**Task requirements**:
Among the entries, which lines carry the string "this"? Copy each of them.

(Source code of charts)
┄┄┄┄┄┄┄┄┄┄┄┄┄┄┄┄┄┄┄┄

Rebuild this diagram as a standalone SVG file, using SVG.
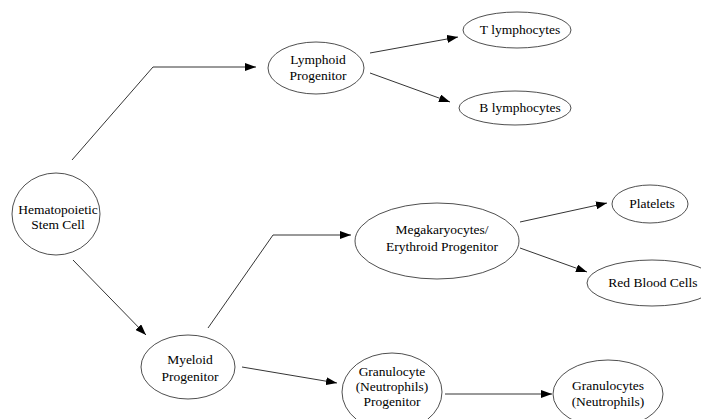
<svg xmlns="http://www.w3.org/2000/svg" width="701" height="419" viewBox="0 0 701 419">
<defs>
<marker id="arr" markerWidth="11" markerHeight="8" refX="11" refY="4" orient="auto" markerUnits="userSpaceOnUse">
<path d="M0,0 L11,4 L0,8 z" fill="#000"/>
</marker>
<style>
.n ellipse{fill:#fff;stroke:#222;stroke-width:0.8}
.n text{font-family:"Liberation Serif","Times New Roman",serif;font-size:13.5px;fill:#000;text-anchor:middle}
.c path{fill:none;stroke:#000;stroke-width:0.8;marker-end:url(#arr)}
</style>
</defs>
<rect width="701" height="419" fill="#fff"/>
<g class="c" id="connectors">
<path d="M72,160 L153,67 L256,67"/>
<path d="M73,260 L146,335"/>
<path d="M370,53 L458,37"/>
<path d="M370,73 L450,102"/>
<path d="M208,328 L273,235 L351,235"/>
<path d="M242,367 L337,383"/>
<path d="M520,222 L607,203"/>
<path d="M520,248 L587,272"/>
<path d="M445,394 L552,394"/>
</g>
<g class="n" id="stem">
<ellipse cx="56" cy="214" rx="44" ry="41"/>
<text x="58" y="214">Hematopoietic</text>
<text x="58" y="229">Stem Cell</text>
</g>
<g class="n" id="lymphoid">
<ellipse cx="316" cy="68" rx="48" ry="26"/>
<text x="318" y="64">Lymphoid</text>
<text x="318" y="80">Progenitor</text>
</g>
<g class="n" id="tlymph">
<ellipse cx="517" cy="30" rx="54" ry="18"/>
<text x="520" y="34">T lymphocytes</text>
</g>
<g class="n" id="blymph">
<ellipse cx="515" cy="108" rx="56" ry="17"/>
<text x="520" y="112">B lymphocytes</text>
</g>
<g class="n" id="mega">
<ellipse cx="437" cy="241" rx="82" ry="38"/>
<text x="442" y="234">Megakaryocytes/</text>
<text x="442" y="251">Erythroid Progenitor</text>
</g>
<g class="n" id="platelets">
<ellipse cx="650" cy="204" rx="38" ry="19"/>
<text x="652" y="208">Platelets</text>
</g>
<g class="n" id="rbc">
<ellipse cx="652" cy="283" rx="65" ry="23"/>
<text x="653" y="287">Red Blood Cells</text>
</g>
<g class="n" id="myeloid">
<ellipse cx="188" cy="367" rx="47" ry="32"/>
<text x="190" y="364">Myeloid</text>
<text x="190" y="381">Progenitor</text>
</g>
<g class="n" id="granprog">
<ellipse cx="392" cy="392" rx="50" ry="39"/>
<text x="392" y="376">Granulocyte</text>
<text x="392" y="391">(Neutrophils)</text>
<text x="392" y="406">Progenitor</text>
</g>
<g class="n" id="gran">
<ellipse cx="608" cy="394" rx="55" ry="34"/>
<text x="608" y="390">Granulocytes</text>
<text x="608" y="406">(Neutrophils)</text>
</g>
</svg>
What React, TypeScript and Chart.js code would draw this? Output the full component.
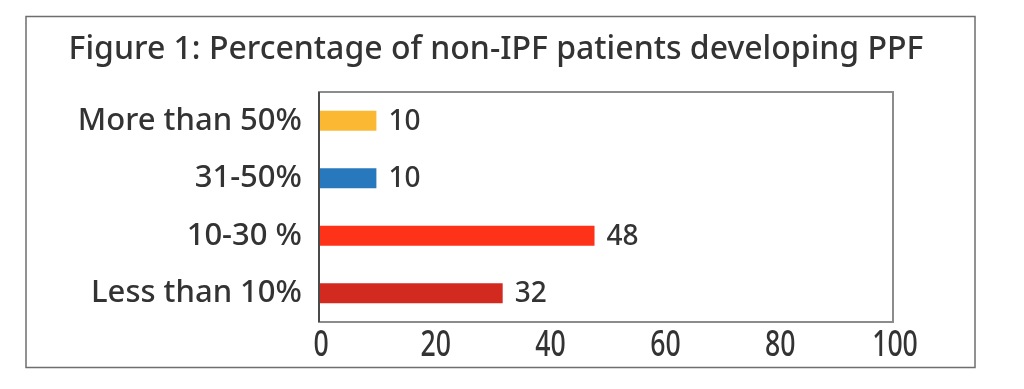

┄┄┄┄┄┄┄┄┄┄┄┄┄┄┄┄┄┄┄┄

**Exercise result**:
Rebuild this diagram as a standalone SVG file, using SVG.
What React, TypeScript and Chart.js code would draw this? Output the full component.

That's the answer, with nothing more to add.